A ten minute walk from the hotel to a quiet apartment, home for eight years to Zoukak, a trenchant political theatre group cooperative, led by the impressive Maya Zbib, now on the Rolex Mentorship scheme. We discuss their work: experimental, challenging work on difficult issues like domestic violence and displacement. This is free political space for people. Arts are doing the "hard work" here. They do education work to support their next productions: no government funding here. The British Council's modest support for them is over six years: they say is has helped to empower them as individuals. In public space they activate everyone round them: their work is the smallest part of the action. 

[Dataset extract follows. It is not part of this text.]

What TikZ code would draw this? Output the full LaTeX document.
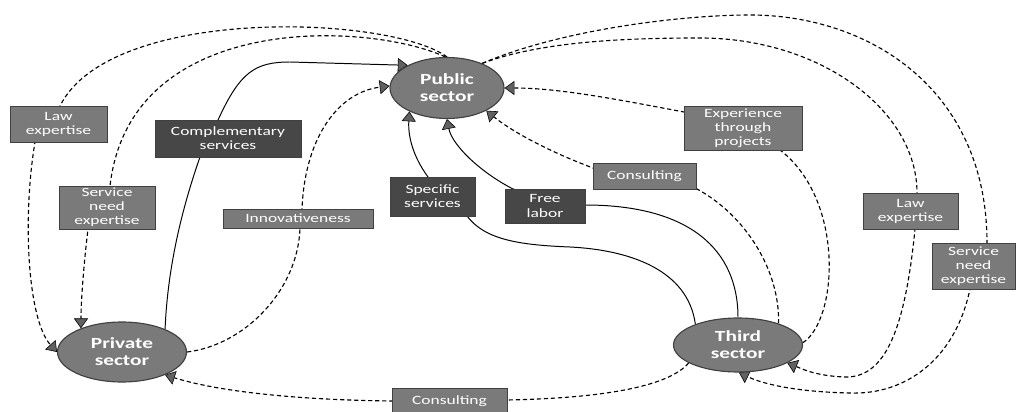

SNAPSHOT: QUEENS OF SYRIA - OUR TRAGEDY

Our regional arts meeting begins on Sunday afternoon. Pleasantries complete we move to a conference room: a group of twenty or so traditionally dressed Syrian women join us... Some are dressed in "traditional" traditional, some in "traditional" urban chic. 

We view a documentary film and watch excerpts from Euripides Women of Troy and Sophocles Antigone, productions they have developed in Jordan and brought to Beirut, with professional Syrian director Mohammad Al Attar. The interplay on film between the original and the personal testimony of these women is intense and moving. 

After the screening the women face us in a line and we have an extensive dialogue, strangely surreal in the mix of personal tragedy and black humour. One of my colleagues asks "What is the relevance of these Greek tragedies today?" The reply is devastating "I do not know where my son is – missing, injured, captive or dead. I cannot bury him. Antigone's tragedy is my tragedy…" 

Director Al Attar tells us that the work has enabled the women to regain their self-esteem, to become role models in society, in the face of marginalisation, poverty and violence... 

SNAPSHOT: CONCLUSION

If ever a case study is needed today for the inextricable and tangled web of art, learning and politics, then Lebanon provides it in spades. Hard, if not impossible, to do anything without a political facet, even if it is unintended!